By Dahlstrom’s count, Munson Medical Center in Traverse City currently has just 17 inpatient mental health care beds, and those are intended only “for very severe adult mental health crises, with stays often between 3–8 days.” It’s something, but it’s too narrow to respond effectively to the growing numbers of patients in need. 

“The range of services in Traverse City should be broad enough to meet the diverse needs of persons struggling with varying forms of mental illness,” Dahlstrom says. “Inpatient stays should range from 23 hours to 90 days. Obviously, if a person needs 60 days to stabilize and get immersed into a lifelong treatment plan, but only receives three days, the result is a continuous revolving door, as we see now.”

These types of longer-term inpatient facilities do exist in Michigan, but Dahlstrom says most of them are downstate. She recalls a time several years ago when a friend’s daughter needed to seek treatment for an eating disorder. Local health care providers referred the patient and her family to a long-term inpatient facility at the University of Michigan.

Dahlstrom sees that kind of solution — sending patients to other parts of the state to receive the care they need — as a mixed bag. On the one hand, patients are at least able to get the care they need. On the other hand, non-local facilities add other challenges to the equation. Many youth mental health treatment programs, for instance, require or strongly encourage the engagement of parents and family members for at least part of the treatment timeline — a challenge for parents trying to hold down jobs in Traverse City while their child receives treatment in Ann Arbor. 

Distance between home and treatment facility can also cause challenges once patients have concluded their stint in inpatient care.

“If [the patient] is downstate, and they've been doing this one thing and doing it really well, but then they come up here … then there’s a total detachment from what they were doing [in inpatient care],” Dahlstrom says. “It makes it extremely difficult to continue on with a good plan.”

Fortunately, there are signs of progress.

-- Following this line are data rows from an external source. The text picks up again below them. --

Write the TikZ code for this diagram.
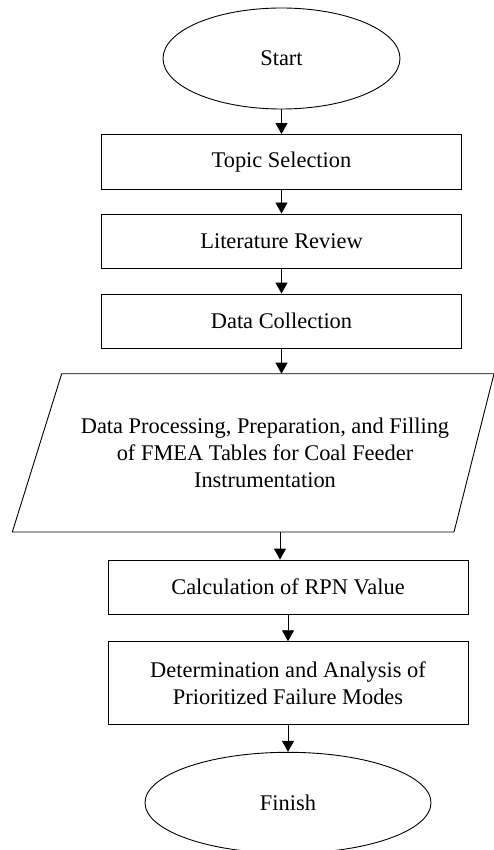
\documentclass[tikz,border=0pt]{standalone}
\usepackage{fontspec}
\setmainfont{Liberation Serif}
\usetikzlibrary{arrows.meta,shapes.geometric}
\begin{document}
\begin{tikzpicture}[x=1pt,y=-1pt,
  every node/.style={font=\fontsize{22.4}{26.7}\selectfont, align=center, inner sep=0pt},
  term/.style={draw, ellipse, line width=0.9pt, minimum width=237pt, minimum height=101pt},
  stepbox/.style={draw, rectangle, line width=0.9pt, minimum width=360pt},
  arr/.style={line width=0.9pt, -{Triangle[length=11pt,width=12pt]}}]
\useasboundingbox (0,0) rectangle (493,850);
\node[term] (start) at (281.5,58.5) {Start};
\node[stepbox, minimum height=54.5pt] (topic) at (281.5,161.75) {Topic Selection};
\node[stepbox, minimum height=54.5pt] (lit) at (281.5,241.25) {Literature Review};
\node[stepbox, minimum height=54pt] (data) at (281.5,321) {Data Collection};
\coordinate (ptl) at (61.7,373.7);
\coordinate (ptr) at (494,373.7);
\coordinate (pbr) at (454,532);
\coordinate (pbl) at (12.3,532);
\draw[line width=0.9pt] (ptl) -- (ptr) -- (pbr) -- (pbl) -- cycle;
\node (proc) at (265,453) {Data Processing, Preparation, and Filling\\of FMEA Tables for Coal Feeder\\Instrumentation};
\coordinate (pin) at (281.5,373.7);
\coordinate (pout) at (280,532);
\node[stepbox, minimum height=54.3pt] (calc) at (288,587.2) {Calculation of RPN Value};
\node[stepbox, minimum height=83pt] (det) at (288,683.2) {Determination and Analysis of\\Prioritized Failure Modes};
\node[term, minimum width=286pt] (finish) at (288,802.8) {Finish};
\draw[arr] (start) -- (topic);
\draw[arr] (topic) -- (lit);
\draw[arr] (lit) -- (data);
\draw[arr] (data) -- (pin);
\draw[arr] (pout) -- (pout |- calc.north);
\draw[arr] (calc) -- (det);
\draw[arr] (det) -- (finish);
\end{tikzpicture}
\end{document}
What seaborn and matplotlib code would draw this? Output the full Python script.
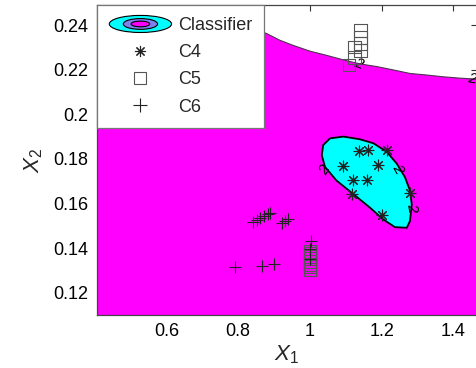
import matplotlib
matplotlib.use("Agg")
import matplotlib.pyplot as plt
import seaborn as sns
import pandas as pd
from matplotlib.patches import Ellipse, Patch
from matplotlib.legend_handler import HandlerBase

# upper decision boundary (below = classifier region)
boundary_x1 = [0.40, 0.60, 0.80, 0.842, 0.879, 0.916, 0.953, 1.0, 1.047, 1.093,
               1.139, 1.186, 1.232, 1.279, 1.326, 1.372, 1.418, 1.47]
boundary_x2 = [0.272, 0.255, 0.2415, 0.2385, 0.2362, 0.2332, 0.2309, 0.2283, 0.2264, 0.2244,
               0.2226, 0.2214, 0.2199, 0.2183, 0.2176, 0.2168, 0.2162, 0.2157]

# inner (cyan) region outline
blob_x1 = [1.037, 1.056, 1.093, 1.139, 1.177, 1.214, 1.242, 1.265, 1.279, 1.284,
           1.279, 1.270, 1.237, 1.204, 1.167, 1.121, 1.074, 1.042, 1.033]
blob_x2 = [0.1862, 0.1892, 0.1900, 0.1888, 0.1870, 0.1832, 0.1779, 0.1718, 0.1658, 0.1597,
           0.1521, 0.1491, 0.1494, 0.1529, 0.1582, 0.1642, 0.1703, 0.1764, 0.1817]

# contour level labels
label_x1 = [1.042, 1.246, 1.284, 1.135, 1.452]
label_x2 = [0.1748, 0.1756, 0.1582, 0.2226, 0.2158]
label_rot = [60, -60, -80, -20, -10]

c4_x1 = [1.138, 1.163, 1.214, 1.093, 1.189, 1.119, 1.160, 1.116, 1.279, 1.200]
c4_x2 = [0.1836, 0.1842, 0.1842, 0.1767, 0.1771, 0.1706, 0.1706, 0.1642, 0.1645, 0.1549]

c5_x1 = [1.141, 1.141, 1.141, 1.141, 1.124, 1.124, 1.109,
         1.0, 1.0, 1.0, 1.0, 1.0, 1.0, 1.0, 1.0]
c5_x2 = [0.2377, 0.2345, 0.2318, 0.2286, 0.2302, 0.2256, 0.2221,
         0.1305, 0.1316, 0.1328, 0.1340, 0.1352, 0.1364, 0.1375, 0.1386]

c6_x1 = [0.842, 0.851, 0.861, 0.873, 0.882, 0.889, 0.921, 0.930, 0.940,
         0.791, 0.865, 0.900, 1.003, 1.0, 1.0]
c6_x2 = [0.1518, 0.1527, 0.1536, 0.1544, 0.1555, 0.1559, 0.1514, 0.1521, 0.1529,
         0.1317, 0.1321, 0.1329, 0.1433, 0.1395, 0.1350]

MAGENTA = "#ff00ff"
CYAN = "#00ffff"
SLATE = "#8080f0"

sns.set_theme(style="white")
plt.rcParams["font.family"] = ["Liberation Sans", "DejaVu Sans"]
plt.rcParams["mathtext.fontset"] = "custom"
plt.rcParams["mathtext.it"] = "Liberation Sans:italic"
plt.rcParams["mathtext.rm"] = "Liberation Sans"


class EllipsesHandler(HandlerBase):
    def create_artists(self, legend, orig_handle, xdescent, ydescent,
                       width, height, fontsize, trans):
        cx = width / 2 - xdescent
        cy = height / 2 - ydescent
        arts = []
        for fw, fh, col in [(1.0, 1.35, CYAN), (0.55, 0.85, SLATE), (0.3, 0.45, MAGENTA)]:
            e = Ellipse((cx, cy), width * fw, height * fh, facecolor=col,
                        edgecolor="black", lw=0.8, transform=trans)
            arts.append(e)
        return arts


fig = plt.figure(figsize=(4.77, 3.68), dpi=100)
ax = fig.add_axes([97 / 477, 1 - 315 / 368, 380 / 477, 310 / 368])

ax.fill_between(boundary_x1, 0.09, boundary_x2, color=MAGENTA, lw=0, zorder=1)
ax.plot(boundary_x1, boundary_x2, color="#503050", lw=0.8, zorder=2)
ax.fill(blob_x1, blob_x2, facecolor=CYAN, edgecolor="black", lw=1.3, zorder=2)

for x, y, r in zip(label_x1, label_x2, label_rot):
    ax.text(x, y, "2", fontsize=11, rotation=r, ha="center", va="center",
            color="black", style="italic", zorder=3)

df4 = pd.DataFrame({"x1": c4_x1, "x2": c4_x2})
df5 = pd.DataFrame({"x1": c5_x1, "x2": c5_x2})
df6 = pd.DataFrame({"x1": c6_x1, "x2": c6_x2})

sns.scatterplot(data=df4, x="x1", y="x2", marker=(8, 2, 0), s=60, color="#222222",
                linewidth=0.8, ax=ax, zorder=4)
sns.scatterplot(data=df5, x="x1", y="x2", marker="s", s=85, facecolor="none",
                edgecolor="#555555", linewidth=0.8, ax=ax, zorder=4)
sns.scatterplot(data=df6, x="x1", y="x2", marker="+", s=85, color="#222222",
                linewidth=0.8, ax=ax, zorder=4)

ax.set_xlim(0.406, 1.466)
ax.set_ylim(0.11, 0.249)
ax.set_xticks([0.6, 0.8, 1.0, 1.2, 1.4])
ax.set_xticklabels(["0.6", "0.8", "1", "1.2", "1.4"])
ax.set_yticks([0.12, 0.14, 0.16, 0.18, 0.2, 0.22, 0.24])
ax.set_yticklabels(["0.12", "0.14", "0.16", "0.18", "0.2", "0.22", "0.24"])
ax.tick_params(direction="in", length=4, width=0.8, top=True, right=True,
               labelsize=13, colors="#333333", labelcolor="black", pad=6)
for sp in ax.spines.values():
    sp.set_color("#444444")
    sp.set_linewidth(0.9)
ax.set_xlabel("$X_1$", fontsize=16, labelpad=2)
ax.set_ylabel("$X_2$", fontsize=16, labelpad=6)

handles = [
    Patch(label="Classifier"),
    plt.Line2D([], [], marker=(8, 2, 0), ls="none", color="#222222", ms=8, mew=0.8, label="C4"),
    plt.Line2D([], [], marker="s", ls="none", mfc="none", mec="#555555", ms=9, mew=0.8, label="C5"),
    plt.Line2D([], [], marker="+", ls="none", color="#222222", ms=10, mew=0.8, label="C6"),
]
leg = ax.legend(handles=handles, loc="upper left", fontsize=13, frameon=True,
                fancybox=False, borderaxespad=0, handlelength=3.45, handleheight=0.7,
                handletextpad=0.35, labelspacing=0.56, borderpad=0.68,
                handler_map={Patch: EllipsesHandler()})
leg.get_frame().set_edgecolor("#777777")
leg.get_frame().set_linewidth(0.9)
leg.get_frame().set_alpha(1)
leg.set_zorder(10)

fig.savefig("out.png", dpi=100)
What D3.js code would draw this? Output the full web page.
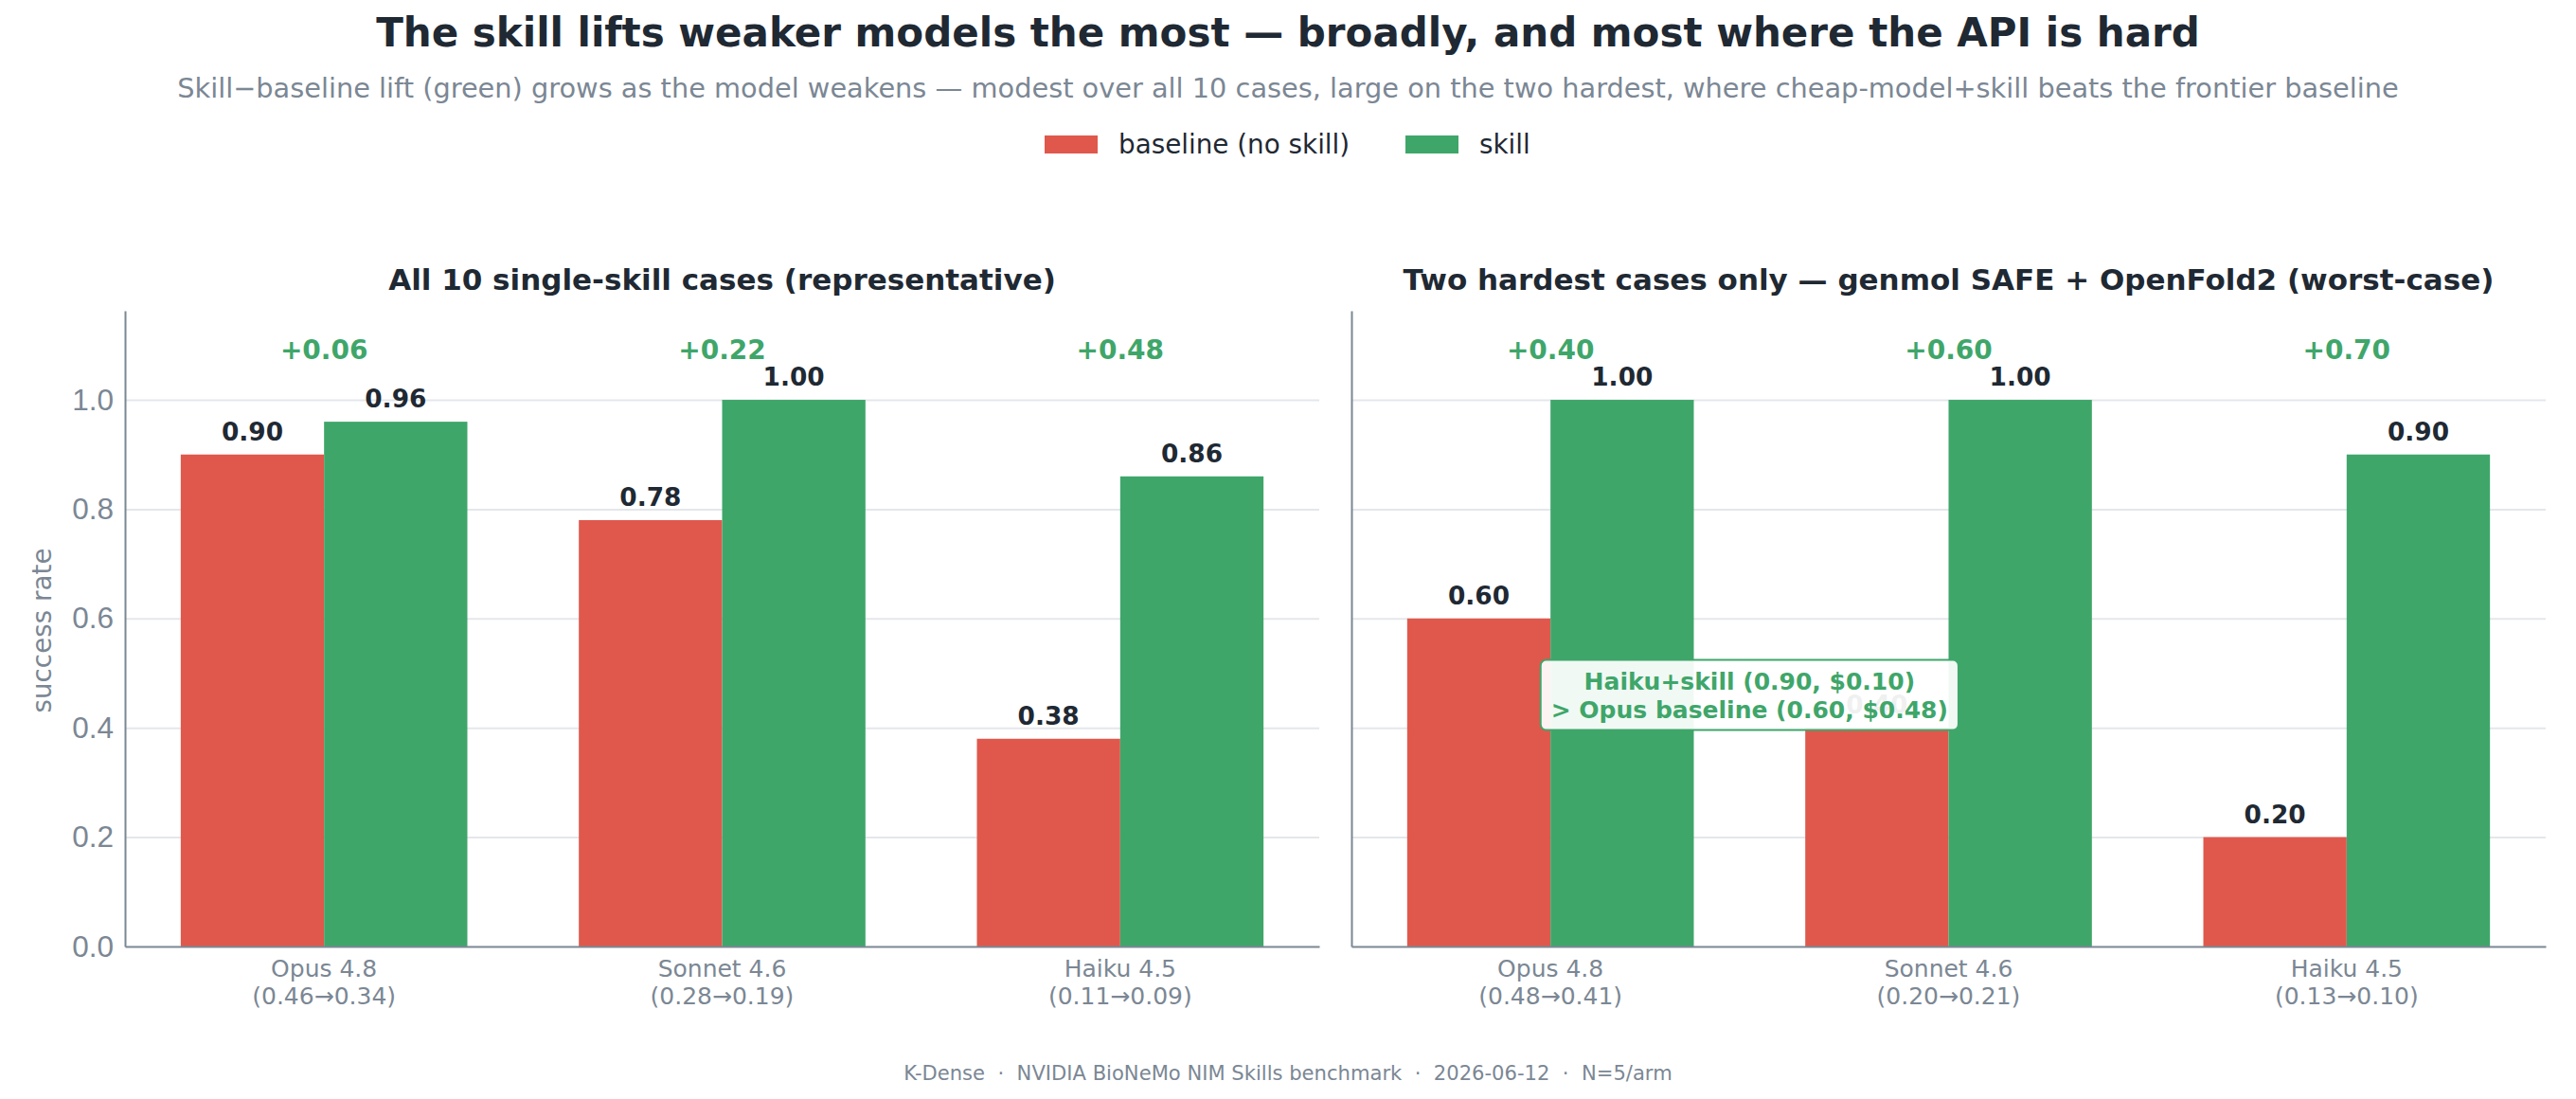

Aranki says that “a number of individuals and organizations are currently working together on the inception of a crisis stabilization center.” Those efforts hit a setback when the region was turned down for a federal grant that would have helped finance the project. Still, local stakeholders are aware of the need and are actively working on ways to address it.

Just this week, the Northern Michigan Community Health Innovation Region (NMCHIR) hosted a behavioral health summit, with the idea of bringing together community mental health stakeholders and drafting an aligned set of goals and a comprehensive roadmap for providing and improving behavioral health services in the region.

“Youth inpatient will be a part of [that roadmap],” Gebhard says.

Whatever the roadmap ends up looking like, the stakes could hardly be higher.

“If we don't help our kids now, they will be less able to function successfully as adults, meaning more pressure on the adult mental health system, jails, and prisons — and increased medical health problems, as mental health and physical health are so intertwined and connected,” Aranki says. “There will be increases in suicidal ideation and suicide. This scenario also bodes badly for a labor force that is already shrinking across nearly every field and profession, including human services. Pay now, as the old saying goes, or pay later.”